In order to offer that authentic teaching, though, it takes someone, who with Mary and like Mary, acts as a memory of the Church, to offer, with gentle love but firm conviction, the Truth. The continuity of doctrine and discipline, that has been present since the time of Jesus Christ Himself, is placed in your care in a very special way tonight, and I really need you to help me share that. That is the first reason why you should stay very close to Mary and be Mary’s priests — she is the Memory of the Church, the Mother of the Church.
Secondly, Mary is the Virgin Most Obedient, the Virgin Most Chaste, and the Virgin Most Pure. If she was going to be completely at God’s disposal, which she was, absolute purity and absolute chastity were the only choice for Mary. To be totally available to the Lord, from sunrise to sunset, every moment, every day, every year, she had to be ready to be with Him alone. That readiness to be with Him took the form for her, as it does for you, of obedience and the chaste, virginal life. That is Mary’s special way of telling the world, of telling Christ, and the Church, that you completely belong to God, and that His existence is real.
This is tied very closely, of course to the laying on of hands at the ordination. The laying on of hands is always done in absolute silence, so that Jesus Christ Himself can tell you, through His Holy Spirit, in a way that only He can, because of the unique way that He knows each of you, “You belong completely to me.” That is the meaning and the power of the laying on of hands.
So that you can give your best shot at completely belonging to Christ, you respond strongly to the call to obedience, which includes the life of chaste celibacy. It’s because we’re obedient to Christ, who was chaste and celibate, that we accept chaste celibacy as our way of life. Obedience comes first, and celibacy is one and perhaps the strongest instances of the obedience to which you are called to live. The one who was perfect in obedience and perfect in chastity was Our Lady; and so in your chastity and in your obedience, you want to be Mary’s priests, everyday. If you never forget her, she will certainly never forget you. She is always the surest guide to Her son, Jesus Christ.
To Christ, through Mary
Thirdly, Mary is the Mother of the Eucharist, and as Blessed John Paul the Great said: “the way to the Eucharist always passes through Mary.” He meant very simply that Jesus took His body and blood from Mary in this world. His body and blood were taken from hers, and that is why she is the Mother of the Eucharist, and that is why the way to the Eucharist always passes by Mary, and that is why she is remembered above all in the Eucharist, which is addressed to the Father, through Christ in the Holy Spirit. Among all human beings, Mary is remembered first in the Eucharistic prayer. She is the perfect Christian, the perfect witness, the holiest and greatest human being who ever lived, and Mary wants to accompany you to the Eucharist, where you mention her name prominently.

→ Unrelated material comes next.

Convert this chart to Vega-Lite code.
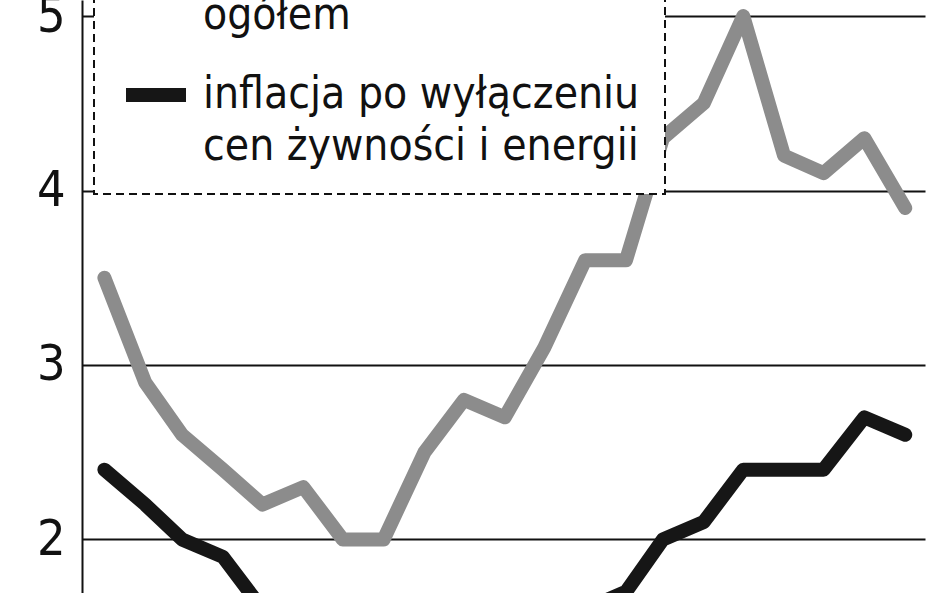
{
  "$schema": "https://vega.github.io/schema/vega-lite/v6.json",
  "width": 843,
  "height": 593,
  "autosize": {"type": "none"},
  "padding": {"left": 82, "top": 0, "right": 23, "bottom": 0},
  "background": "white",
  "config": {
    "view": {"stroke": null},
    "font": "DejaVu Sans Condensed, Lato, sans-serif",
    "style": {"guide-label": {"lineHeight": 52}},
    "legend": {"strokeDash": [8, 5], "strokeWidth": 2, "strokeColor": "#111111", "fillColor": "white"}
  },
  "data": {
    "values": [
      {"miesiac": "2010-01-01", "seria": "inflacja ogółem", "wartosc": 3.5},
      {"miesiac": "2010-02-01", "seria": "inflacja ogółem", "wartosc": 2.9},
      {"miesiac": "2010-03-01", "seria": "inflacja ogółem", "wartosc": 2.6},
      {"miesiac": "2010-04-01", "seria": "inflacja ogółem", "wartosc": 2.4},
      {"miesiac": "2010-05-01", "seria": "inflacja ogółem", "wartosc": 2.2},
      {"miesiac": "2010-06-01", "seria": "inflacja ogółem", "wartosc": 2.3},
      {"miesiac": "2010-07-01", "seria": "inflacja ogółem", "wartosc": 2.0},
      {"miesiac": "2010-08-01", "seria": "inflacja ogółem", "wartosc": 2.0},
      {"miesiac": "2010-09-01", "seria": "inflacja ogółem", "wartosc": 2.5},
      {"miesiac": "2010-10-01", "seria": "inflacja ogółem", "wartosc": 2.8},
      {"miesiac": "2010-11-01", "seria": "inflacja ogółem", "wartosc": 2.7},
      {"miesiac": "2010-12-01", "seria": "inflacja ogółem", "wartosc": 3.1},
      {"miesiac": "2011-01-01", "seria": "inflacja ogółem", "wartosc": 3.6},
      {"miesiac": "2011-02-01", "seria": "inflacja ogółem", "wartosc": 3.6},
      {"miesiac": "2011-03-01", "seria": "inflacja ogółem", "wartosc": 4.3},
      {"miesiac": "2011-04-01", "seria": "inflacja ogółem", "wartosc": 4.5},
      {"miesiac": "2011-05-01", "seria": "inflacja ogółem", "wartosc": 5.0},
      {"miesiac": "2011-06-01", "seria": "inflacja ogółem", "wartosc": 4.2},
      {"miesiac": "2011-07-01", "seria": "inflacja ogółem", "wartosc": 4.1},
      {"miesiac": "2011-08-01", "seria": "inflacja ogółem", "wartosc": 4.3},
      {"miesiac": "2011-09-01", "seria": "inflacja ogółem", "wartosc": 3.9},
      {"miesiac": "2010-01-01", "seria": "inflacja po wyłączeniu cen żywności i energii", "wartosc": 2.4},
      {"miesiac": "2010-02-01", "seria": "inflacja po wyłączeniu cen żywności i energii", "wartosc": 2.2},
      {"miesiac": "2010-03-01", "seria": "inflacja po wyłączeniu cen żywności i energii", "wartosc": 2.0},
      {"miesiac": "2010-04-01", "seria": "inflacja po wyłączeniu cen żywności i energii", "wartosc": 1.9},
      {"miesiac": "2010-05-01", "seria": "inflacja po wyłączeniu cen żywności i energii", "wartosc": 1.6},
      {"miesiac": "2010-06-01", "seria": "inflacja po wyłączeniu cen żywności i energii", "wartosc": 1.5},
      {"miesiac": "2010-07-01", "seria": "inflacja po wyłączeniu cen żywności i energii", "wartosc": 1.4},
      {"miesiac": "2010-08-01", "seria": "inflacja po wyłączeniu cen żywności i energii", "wartosc": 1.3},
      {"miesiac": "2010-09-01", "seria": "inflacja po wyłączeniu cen żywności i energii", "wartosc": 1.3},
      {"miesiac": "2010-10-01", "seria": "inflacja po wyłączeniu cen żywności i energii", "wartosc": 1.3},
      {"miesiac": "2010-11-01", "seria": "inflacja po wyłączeniu cen żywności i energii", "wartosc": 1.3},
      {"miesiac": "2010-12-01", "seria": "inflacja po wyłączeniu cen żywności i energii", "wartosc": 1.6},
      {"miesiac": "2011-01-01", "seria": "inflacja po wyłączeniu cen żywności i energii", "wartosc": 1.6},
      {"miesiac": "2011-02-01", "seria": "inflacja po wyłączeniu cen żywności i energii", "wartosc": 1.7},
      {"miesiac": "2011-03-01", "seria": "inflacja po wyłączeniu cen żywności i energii", "wartosc": 2.0},
      {"miesiac": "2011-04-01", "seria": "inflacja po wyłączeniu cen żywności i energii", "wartosc": 2.1},
      {"miesiac": "2011-05-01", "seria": "inflacja po wyłączeniu cen żywności i energii", "wartosc": 2.4},
      {"miesiac": "2011-06-01", "seria": "inflacja po wyłączeniu cen żywności i energii", "wartosc": 2.4},
      {"miesiac": "2011-07-01", "seria": "inflacja po wyłączeniu cen żywności i energii", "wartosc": 2.4},
      {"miesiac": "2011-08-01", "seria": "inflacja po wyłączeniu cen żywności i energii", "wartosc": 2.7},
      {"miesiac": "2011-09-01", "seria": "inflacja po wyłączeniu cen żywności i energii", "wartosc": 2.6}
    ]
  },
  "mark": {"type": "line", "strokeWidth": 14, "strokeCap": "round", "strokeJoin": "round", "clip": true},
  "encoding": {
    "x": {
      "field": "miesiac",
      "type": "temporal",
      "axis": null,
      "scale": {"domain": [{"year": 2009, "month": 12, "date": 15}, {"year": 2011, "month": 9, "date": 16}]}
    },
    "y": {
      "field": "wartosc",
      "type": "quantitative",
      "scale": {"domain": [1.693, 5.092], "nice": false, "zero": false},
      "axis": {
        "values": [2, 3, 4, 5],
        "title": null,
        "grid": true,
        "gridColor": "#111111",
        "gridWidth": 2,
        "domainColor": "#111111",
        "domainWidth": 2,
        "ticks": false,
        "labelFontSize": 50,
        "labelFont": "DejaVu Sans Condensed, Lato, sans-serif",
        "labelColor": "#111111",
        "labelPadding": 17
      }
    },
    "color": {
      "field": "seria",
      "type": "nominal",
      "scale": {
        "domain": ["inflacja ogółem", "inflacja po wyłączeniu cen żywności i energii"],
        "range": ["#8c8c8c", "#161616"]
      },
      "legend": {
        "orient": "none",
        "legendX": 12,
        "legendY": -98,
        "title": null,
        "symbolType": "stroke",
        "symbolSize": 3600,
        "symbolStrokeWidth": 14,
        "labelFontSize": 44,
        "labelFont": "DejaVu Sans Condensed, Lato, sans-serif",
        "labelColor": "#111111",
        "labelLimit": 900,
        "labelOffset": 10,
        "labelBaseline": "middle",
        "labelExpr": "datum.value == 'inflacja ogółem' ? ['inflacja', 'ogółem'] : ['inflacja po wyłączeniu', 'cen żywności i energii']",
        "padding": 25,
        "rowPadding": 20
      }
    }
  }
}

I know that I can trust you to go, every day, with our Blessed Mother, to the Lord’s altar and to offer His Sacrifice. Just think, as she stood there at the foot of the cross, when Jesus offered His Sacrifice, so too she wants to stand with you, every blessed day. Some of those days truly will be days at the foot of the cross, and you’ll know it, but you also know that that is all in the “contract” and you’ll know that Mary is with you, as she was with her Son.
Walking with Mary
Lastly, Mary is, and was, the exemplar of prayer, and that too grew out of her obedience. Because she said, “Yes,” to the Lord, and, “I am completely yours,” her whole life was a prayer. Mary was able to say, “yes,” and completely mean it. For us we say, “yes,” and we want to mean it, but sometimes really meaning it is a tough row to hoe – that is life. But in the end, we will be judged, as priests, in light of the holiness to which we have responded, in terms of God’s call to us. Being rewarded as a priest sometimes means a free dinner at the local restaurant, and we love it, but in the end, our reward as priests will be decided by our holiness as we face Jesus Christ. Mary achieved that perfectly, and certainly more perfectly than any other human being.

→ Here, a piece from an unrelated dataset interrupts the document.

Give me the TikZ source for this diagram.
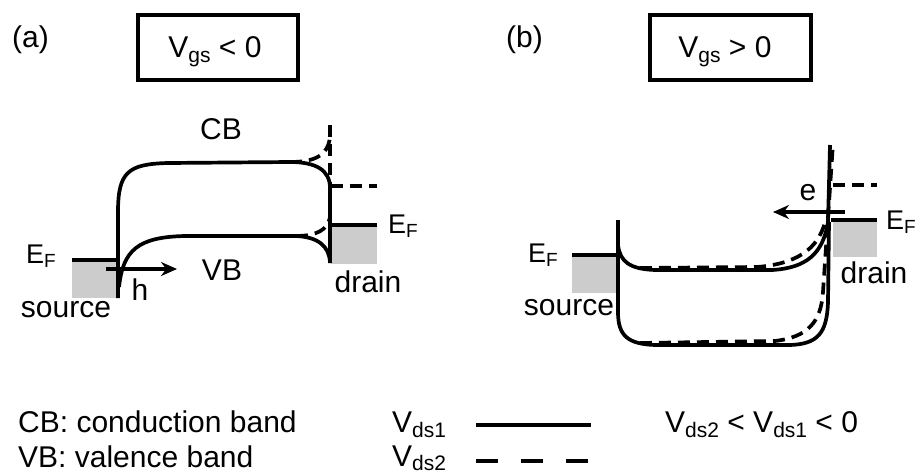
\documentclass[tikz,border=0pt]{standalone}
\usepackage{fontspec}
\setmainfont{Liberation Sans}
\usetikzlibrary{arrows.meta}
\definecolor{fillgray}{RGB}{204,204,204}
\newcommand\sbs[1]{\raisebox{-5pt}{\fontsize{21}{21}\selectfont #1}}
\newcommand\EF{E\raisebox{-4.5pt}{\fontsize{19}{19}\selectfont F}}
\begin{document}
\begin{tikzpicture}[x=1pt,y=-1pt,
  band/.style={line width=3.7pt},
  banddash/.style={line width=3.7pt, dash pattern=on 12pt off 7pt},
  lbl/.style={inner sep=0pt, anchor=base, font=\fontsize{30}{32}\selectfont},
  lblw/.style={inner sep=0pt, anchor=base west, font=\fontsize{30}{32}\selectfont},
  ef/.style={inner sep=0pt, anchor=base west, font=\fontsize{27}{29}\selectfont},
  vbox/.style={draw, line width=3.5pt},
  arr/.style={line width=3.5pt, -{Stealth[length=16pt,width=14pt]}},
  lead/.style={line width=3.7pt}]
\useasboundingbox (0,0) rectangle (922,475);

% ---------- headers ----------
\node[lblw] (la) at (12,47) {(a)};
\node[lblw] (lb) at (506,47) {(b)};
\draw[vbox] (138,15) rectangle (298,80);
\node[lbl] (vgsa) at (215,57) {V\sbs{gs} {<} 0};
\draw[vbox] (650,15) rectangle (811,80);
\node[lbl] (vgsb) at (725,57) {V\sbs{gs} {>} 0};

% ---------- panel (a) ----------
\fill[fillgray] (72,260) rectangle (118,298);
\fill[fillgray] (331,225) rectangle (377,264);
\draw[lead] (72,260) -- (118,260);
\draw[lead] (330,225) -- (377,225);
% CB solid
\draw[band] (118,298) -- (118,212) .. controls (118,172) and (128,164) .. (168,163)
  -- (290,162) .. controls (316,162) and (330,170) .. (330,188) -- (330,263);
% VB solid
\draw[band] (119,287) .. controls (123,250) and (138,237) .. (185,236)
  -- (296,236) .. controls (318,237) and (329,246) .. (330,262);
% dashed
\draw[banddash] (290,162) .. controls (314,162) and (328,156) .. (330,137);
\draw[banddash] (330,125) -- (330,186);
\draw[banddash] (331,186) -- (377,186);
\draw[banddash] (296,236) .. controls (316,236) and (328,230) .. (330,217);
% arrow h
\coordinate (ha) at (106,269);
\coordinate (hb) at (177,269);
\draw[arr] (ha) -- (hb);
\node[lbl] (cba) at (221,139) {CB};
\node[lbl] (vba) at (222,280) {VB};
\node[lbl] (h) at (140,300) {h};
\node[lbl] (srca) at (66,317) {source};
\node[lbl] (dra) at (368,292) {drain};
\node[ef] (efa1) at (26,263) {\EF};
\node[ef] (efa2) at (388,233) {\EF};

% ---------- panel (b) ----------
\fill[fillgray] (572,255) rectangle (618,293);
\fill[fillgray] (833,220) rectangle (877,257);
\draw[lead] (572,255) -- (618,255);
\draw[lead] (831,220) -- (877,220);
\draw[banddash] (833,185) -- (877,185);
% solid
\draw[band] (618,220) -- (618,312) .. controls (618,336) and (628,344) .. (655,345)
  -- (790,345) .. controls (817,344) and (827,334) .. (828,302) -- (829,222);
\draw[band] (618,245) .. controls (620,262) and (630,269) .. (655,270)
  -- (772,270) .. controls (806,268) and (823,254) .. (828,222) -- (830,145);
% dashed
\draw[banddash] (640,268) -- (757,267) .. controls (795,264) and (818,250) .. (825,222);
\draw[banddash] (640,343) -- (775,341) .. controls (808,337) and (821,322) .. (823,292) -- (833,143);
% arrow e
\coordinate (ea) at (845,212);
\coordinate (eb) at (773,212);
\draw[arr] (ea) -- (eb);
\node[lbl] (e) at (808,200) {e};
\node[lbl] (srcb) at (569,315) {source};
\node[lbl] (drb) at (874,283) {drain};
\node[ef] (efb1) at (528,262) {\EF};
\node[ef] (efb2) at (886,229) {\EF};

% ---------- legend ----------
\node[lblw] (cbl) at (18,432) {CB: conduction band};
\node[lblw] (vbl) at (18,467) {VB: valence band};
\node[lblw] (v1) at (392,432) {V\sbs{ds1}};
\node[lblw] (v2) at (392,466) {V\raisebox{-4pt}{\fontsize{21}{21}\selectfont ds2}};
\coordinate (s1) at (476,425);
\coordinate (s2) at (591,425);
\coordinate (d1) at (476,461);
\coordinate (d2) at (591,461);
\draw[line width=4pt] (s1) -- (s2);
\draw[line width=4pt, dash pattern=on 22pt off 23pt] (d1) -- (d2);
\node[lblw] (rel) at (665,432) {V\sbs{ds2} {<} V\sbs{ds1} {<} 0};
\end{tikzpicture}
\end{document}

So, to walk with Mary every day, in prayer, and to let her stand with us at the foot of the cross, at the Eucharistic altar, to be determined with her in our obedience and in our celibacy, and to offer the whole world the memory of the Church, of which she is the repository, that is quite a priesthood. It is a priesthood (as Father Greg encouraged) that is Mary’s.
I can tell you, from my own experience, that being a close friend of Mary is essential to undertaking the work of the priesthood with joy. Mary offered up her whole life with joy; she was the Mother of Sorrows, but she is also the Mother of Resurrection Joy. She will accompany us when we share the sorrows of her son on the Cross, when we witness the sorrows of our people, and she will share with us the joy of Her Resurrected Son.

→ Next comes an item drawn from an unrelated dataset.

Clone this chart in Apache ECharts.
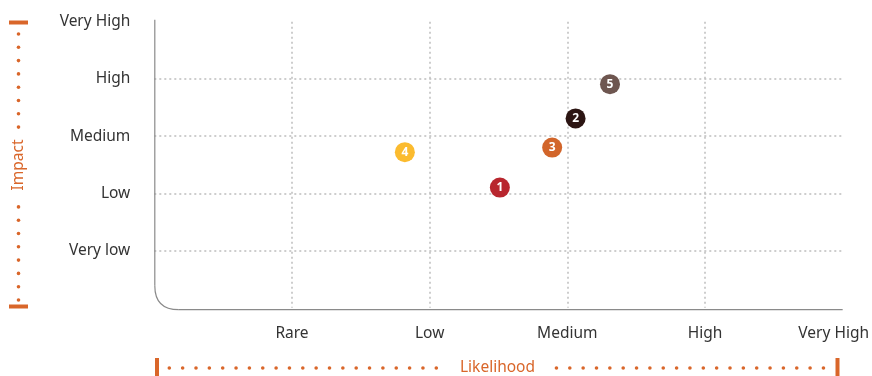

Mary will help us to be attuned to the Holy Spirit as she was, so that the prayer rises up everyday in our hearts, which only the Holy Spirit can place there. Because you will have been consecrated, through prayer and the laying on of hands, the Holy Spirit makes a covenant with you that He will be with you as you lift up your hearts and your hands, offering a pure sacrifice to the Lord and leading others to Himself, and Mary will stand by you as well.
And so today, and everyday of your priesthood let us pray together: “Mary, Mother of the Church, Pray for us. Mary, Seat of Wisdom, Pray for us. Mary, Mother of the Eucharist, Pray for us. Virgin Most Chaste, Pray for us. Virgin Most Obedient, Pray for us. Mary, Mother of Priests and Exemplar of Prayer, Pray for us. Amen.
Christ is Risen, Indeed He is risen, Alleluia!